Am 22.08.2014 19:24, schrieb "Marc Schütz" <schue...@gmx.net>":
On Friday, 22 August 2014 at 16:48:44 UTC, Sönke Ludwig wrote:

Actually they take exactly the same parameters and just differ in
their return value. It would be more descriptive to name them
parseAsJSONValue and parseAsJSONStream - or maybe parseJSONAsValue or
parseJSONToValue? The current naming is somewhat modeled after
std.conv's "to!T" and "parse!T".

... why not use exactly the same convention then? => `parse!JSONValue`

Would be nice to have a "pluggable" API where you just need to specify
the type in a factory method to choose the input format. Then there
could be `parse!BSON`, `parse!YAML`, with the same style as
`parse!(int[])`.

I know this sound a bit like bike-shedding, but the API shouldn't stand
by itself, but fit into the "big picture", especially as there will
probably be other parsers (you already named the module std._data_.json).

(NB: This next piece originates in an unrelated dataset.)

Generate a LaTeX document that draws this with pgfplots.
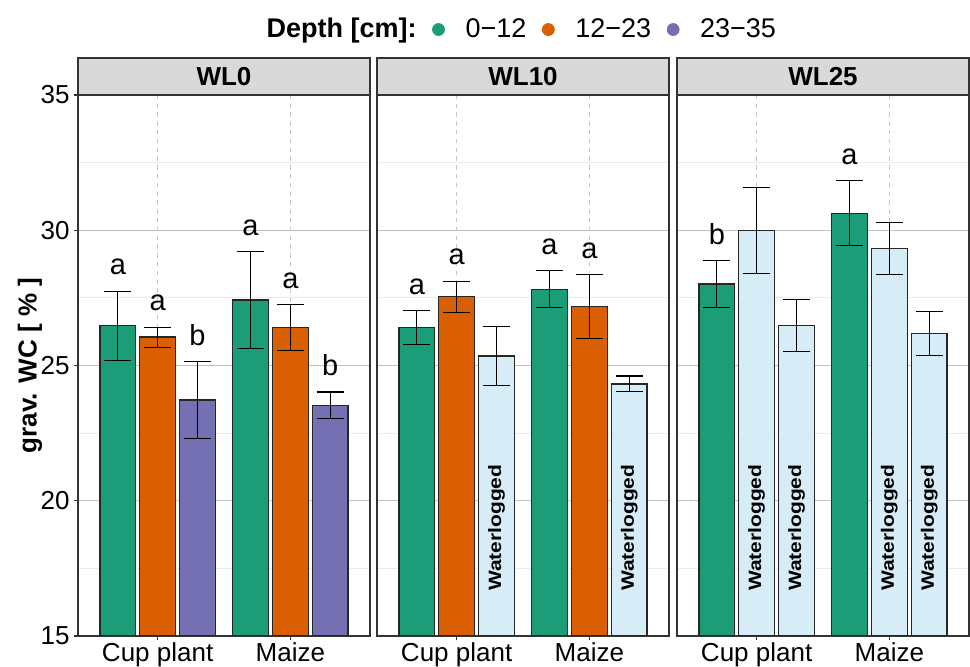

That would be nice, but then it should also work together with std.conv, which basically is exactly this pluggable API. Just like this it would result in an ambiguity error if both std.data.json and std.conv are imported at the same time.

Is there a way to make std.conv work properly with JSONValue? I guess the only theoretical way would be to put something in JSONValue, but that would result in a slightly ugly cyclic dependency between parser.d and value.d.